Retype the whole listing verbatim and keep the pictures out of it.

***

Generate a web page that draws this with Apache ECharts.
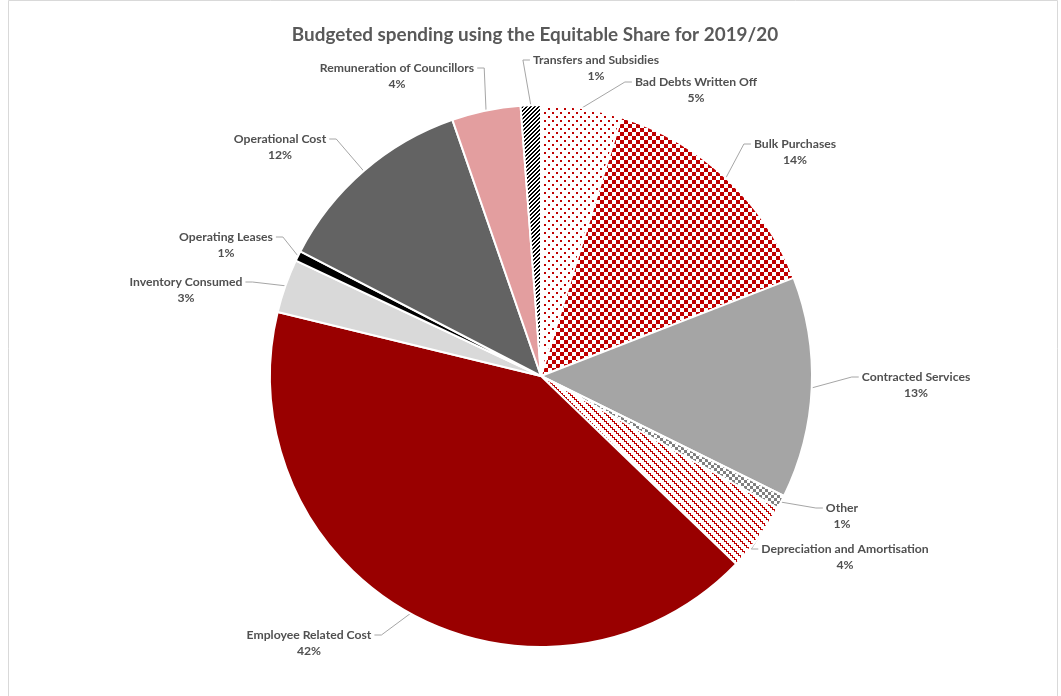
<!DOCTYPE html>
<html>
<head>
<meta charset="utf-8">
<title>Budgeted spending using the Equitable Share for 2019/20</title>
<script src="https://cdn.jsdelivr.net/npm/echarts@6/dist/echarts.min.js"></script>
<style>
  html, body { margin: 0; padding: 0; background: #ffffff; }
  #chart { width: 1061px; height: 696px; }
</style>
</head>
<body>
<div id="chart"></div>
<script>
// Spending categories, clockwise from 12 o'clock
const categories = [
  'Bad Debts Written Off',
  'Bulk Purchases',
  'Contracted Services',
  'Other',
  'Depreciation and Amortisation',
  'Employee Related Cost',
  'Inventory Consumed',
  'Operating Leases',
  'Operational Cost',
  'Remuneration of Councillors',
  'Transfers and Subsidies'
];
// Share of the equitable share budget (%)
const shares = [4.8, 14.3, 13.2, 0.8, 4.1, 41.6, 3.2, 0.6, 12.1, 4.1, 1.2];

const titleText = 'Budgeted spending using the Equitable Share for 2019/20';

// Small tiled fills, drawn pixel by pixel
function makeTile(w, h, bg, fg, cells) {
  const c = document.createElement('canvas');
  c.width = w; c.height = h;
  const g = c.getContext('2d');
  g.fillStyle = bg; g.fillRect(0, 0, w, h);
  g.fillStyle = fg;
  cells.forEach(([x, y, cw, ch]) => g.fillRect(x, y, cw || 1, ch || 1));
  return { image: c, repeat: 'repeat' };
}
function fromRows(rows, bg, fg) {
  const cells = [];
  rows.forEach((r, y) => { for (let x = 0; x < r.length; x++) if (r[x] === 'X') cells.push([x, y]); });
  return makeTile(rows[0].length, rows.length, bg, fg, cells);
}

const RED = '#c00000';
const dots = makeTile(8, 8, '#ffffff', RED, [[0, 0, 2, 2], [4, 4, 2, 2]]);
const redChecker = makeTile(8, 8, '#ffffff', RED, [[0, 0, 4, 4], [4, 4, 4, 4]]);
const grayChecker = makeTile(6, 6, '#ffffff', '#7f7f7f', [[0, 0, 3, 3], [3, 3, 3, 3]]);
const stripes = fromRows([
  'XX..',
  'X..X',
  '..XX',
  '.XX.'
], '#ffffff', '#000000');
const zigzag = fromRows([
  'X.......',
  'XXX.....',
  '..X.....',
  '..XXX...',
  '....X...',
  '....XXX.',
  '......X.',
  'X.....XX'
], '#ffffff', RED);

const fills = {
  'Bad Debts Written Off': dots,
  'Bulk Purchases': redChecker,
  'Contracted Services': '#a5a5a5',
  'Other': grayChecker,
  'Depreciation and Amortisation': zigzag,
  'Employee Related Cost': '#990000',
  'Inventory Consumed': '#d9d9d9',
  'Operating Leases': '#000000',
  'Operational Cost': '#636363',
  'Remuneration of Councillors': '#e39e9f',
  'Transfers and Subsidies': stripes
};

// Label placement: centre x of the text block, y of its first line
const labelSpots = {
  'Bad Debts Written Off': [696, 82],
  'Bulk Purchases': [795, 144],
  'Contracted Services': [916, 377],
  'Other': [842, 508],
  'Depreciation and Amortisation': [845, 549],
  'Employee Related Cost': [309, 635],
  'Inventory Consumed': [186, 282],
  'Operating Leases': [226, 237],
  'Operational Cost': [280, 139],
  'Remuneration of Councillors': [397, 68],
  'Transfers and Subsidies': [596, 60]
};
const LINE_H = 16;

const chart = echarts.init(document.getElementById('chart'), null, { renderer: 'canvas' });

chart.setOption({
  animation: false,
  backgroundColor: '#ffffff',
  graphic: [
    {
      type: 'rect', silent: true, z: -1,
      shape: { x: 8.5, y: 0.5, width: 1049, height: 700 },
      style: { fill: 'none', stroke: '#d9d9d9', lineWidth: 1 }
    },
    {
      type: 'text', silent: true,
      style: {
        text: titleText, x: 535, y: 35, align: 'center', verticalAlign: 'middle',
        fill: '#595959', font: 'bold 18.9px Lato, "Open Sans", sans-serif'
      }
    }
  ],
  series: [{
    type: 'pie',
    center: [541, 376],
    radius: [0, 271],
    startAngle: 90,
    clockwise: true,
    percentPrecision: 0,
    avoidLabelOverlap: false,
    itemStyle: { borderColor: '#ffffff', borderWidth: 2 },
    emphasis: { disabled: true },
    label: {
      show: true,
      position: 'outside',
      formatter: p => '{n|' + p.name + '}\n{n|' + p.percent + '%}',
      color: '#595959',
      rich: {
        n: {
          align: 'center', fontFamily: 'Lato, "Open Sans", sans-serif',
          fontWeight: 'bold', fontSize: 12.2, color: '#505050', lineHeight: LINE_H
        }
      }
    },
    labelLine: {
      show: true, length: 20, length2: 10,
      lineStyle: { color: '#a6a6a6', width: 1 }
    },
    labelLayout: function (params) {
      const name = categories[params.dataIndex];
      const spot = labelSpots[name];
      const w = params.labelRect.width;
      const top = spot[1] - LINE_H / 2;
      const p0 = params.labelLinePoints ? params.labelLinePoints[0] : null;
      const out = { x: spot[0], y: top, align: 'center', verticalAlign: 'top' };
      if (p0) {
        const toLeft = spot[0] < p0[0];
        const sideX = toLeft ? spot[0] + w / 2 + 3 : spot[0] - w / 2 - 3;
        const bendX = toLeft ? sideX + 7 : sideX - 7;
        out.labelLinePoints = [[p0[0], p0[1]], [bendX, spot[1]], [sideX, spot[1]]];
      }
      return out;
    },
    data: categories.map((name, i) => ({
      name: name,
      value: shares[i],
      itemStyle: { color: fills[name] }
    }))
  }]
});
</script>
</body>
</html>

***

**Answer to the problem**
Generate a web page that draws this with Apache ECharts.
<!DOCTYPE html>
<html>
<head>
<meta charset="utf-8">
<title>Budgeted spending using the Equitable Share for 2019/20</title>
<script src="https://cdn.jsdelivr.net/npm/echarts@6/dist/echarts.min.js"></script>
<style>
  html, body { margin: 0; padding: 0; background: #ffffff; }
  #chart { width: 1061px; height: 696px; }
</style>
</head>
<body>
<div id="chart"></div>
<script>
// Spending categories, clockwise from 12 o'clock
const categories = [
  'Bad Debts Written Off',
  'Bulk Purchases',
  'Contracted Services',
  'Other',
  'Depreciation and Amortisation',
  'Employee Related Cost',
  'Inventory Consumed',
  'Operating Leases',
  'Operational Cost',
  'Remuneration of Councillors',
  'Transfers and Subsidies'
];
// Share of the equitable share budget (%)
const shares = [4.8, 14.3, 13.2, 0.8, 4.1, 41.6, 3.2, 0.6, 12.1, 4.1, 1.2];

const titleText = 'Budgeted spending using the Equitable Share for 2019/20';

// Small tiled fills, drawn pixel by pixel
function makeTile(w, h, bg, fg, cells) {
  const c = document.createElement('canvas');
  c.width = w; c.height = h;
  const g = c.getContext('2d');
  g.fillStyle = bg; g.fillRect(0, 0, w, h);
  g.fillStyle = fg;
  cells.forEach(([x, y, cw, ch]) => g.fillRect(x, y, cw || 1, ch || 1));
  return { image: c, repeat: 'repeat' };
}
function fromRows(rows, bg, fg) {
  const cells = [];
  rows.forEach((r, y) => { for (let x = 0; x < r.length; x++) if (r[x] === 'X') cells.push([x, y]); });
  return makeTile(rows[0].length, rows.length, bg, fg, cells);
}

const RED = '#c00000';
const dots = makeTile(8, 8, '#ffffff', RED, [[0, 0, 2, 2], [4, 4, 2, 2]]);
const redChecker = makeTile(8, 8, '#ffffff', RED, [[0, 0, 4, 4], [4, 4, 4, 4]]);
const grayChecker = makeTile(6, 6, '#ffffff', '#7f7f7f', [[0, 0, 3, 3], [3, 3, 3, 3]]);
const stripes = fromRows([
  'XX..',
  'X..X',
  '..XX',
  '.XX.'
], '#ffffff', '#000000');
const zigzag = fromRows([
  'X.......',
  'XXX.....',
  '..X.....',
  '..XXX...',
  '....X...',
  '....XXX.',
  '......X.',
  'X.....XX'
], '#ffffff', RED);

const fills = {
  'Bad Debts Written Off': dots,
  'Bulk Purchases': redChecker,
  'Contracted Services': '#a5a5a5',
  'Other': grayChecker,
  'Depreciation and Amortisation': zigzag,
  'Employee Related Cost': '#990000',
  'Inventory Consumed': '#d9d9d9',
  'Operating Leases': '#000000',
  'Operational Cost': '#636363',
  'Remuneration of Councillors': '#e39e9f',
  'Transfers and Subsidies': stripes
};

// Label placement: centre x of the text block, y of its first line
const labelSpots = {
  'Bad Debts Written Off': [696, 82],
  'Bulk Purchases': [795, 144],
  'Contracted Services': [916, 377],
  'Other': [842, 508],
  'Depreciation and Amortisation': [845, 549],
  'Employee Related Cost': [309, 635],
  'Inventory Consumed': [186, 282],
  'Operating Leases': [226, 237],
  'Operational Cost': [280, 139],
  'Remuneration of Councillors': [397, 68],
  'Transfers and Subsidies': [596, 60]
};
const LINE_H = 16;

const chart = echarts.init(document.getElementById('chart'), null, { renderer: 'canvas' });

chart.setOption({
  animation: false,
  backgroundColor: '#ffffff',
  graphic: [
    {
      type: 'rect', silent: true, z: -1,
      shape: { x: 8.5, y: 0.5, width: 1049, height: 700 },
      style: { fill: 'none', stroke: '#d9d9d9', lineWidth: 1 }
    },
    {
      type: 'text', silent: true,
      style: {
        text: titleText, x: 535, y: 35, align: 'center', verticalAlign: 'middle',
        fill: '#595959', font: 'bold 18.9px Lato, "Open Sans", sans-serif'
      }
    }
  ],
  series: [{
    type: 'pie',
    center: [541, 376],
    radius: [0, 271],
    startAngle: 90,
    clockwise: true,
    percentPrecision: 0,
    avoidLabelOverlap: false,
    itemStyle: { borderColor: '#ffffff', borderWidth: 2 },
    emphasis: { disabled: true },
    label: {
      show: true,
      position: 'outside',
      formatter: p => '{n|' + p.name + '}\n{n|' + p.percent + '%}',
      color: '#595959',
      rich: {
        n: {
          align: 'center', fontFamily: 'Lato, "Open Sans", sans-serif',
          fontWeight: 'bold', fontSize: 12.2, color: '#505050', lineHeight: LINE_H
        }
      }
    },
    labelLine: {
      show: true, length: 20, length2: 10,
      lineStyle: { color: '#a6a6a6', width: 1 }
    },
    labelLayout: function (params) {
      const name = categories[params.dataIndex];
      const spot = labelSpots[name];
      const w = params.labelRect.width;
      const top = spot[1] - LINE_H / 2;
      const p0 = params.labelLinePoints ? params.labelLinePoints[0] : null;
      const out = { x: spot[0], y: top, align: 'center', verticalAlign: 'top' };
      if (p0) {
        const toLeft = spot[0] < p0[0];
        const sideX = toLeft ? spot[0] + w / 2 + 3 : spot[0] - w / 2 - 3;
        const bendX = toLeft ? sideX + 7 : sideX - 7;
        out.labelLinePoints = [[p0[0], p0[1]], [bendX, spot[1]], [sideX, spot[1]]];
      }
      return out;
    },
    data: categories.map((name, i) => ({
      name: name,
      value: shares[i],
      itemStyle: { color: fills[name] }
    }))
  }]
});
</script>
</body>
</html>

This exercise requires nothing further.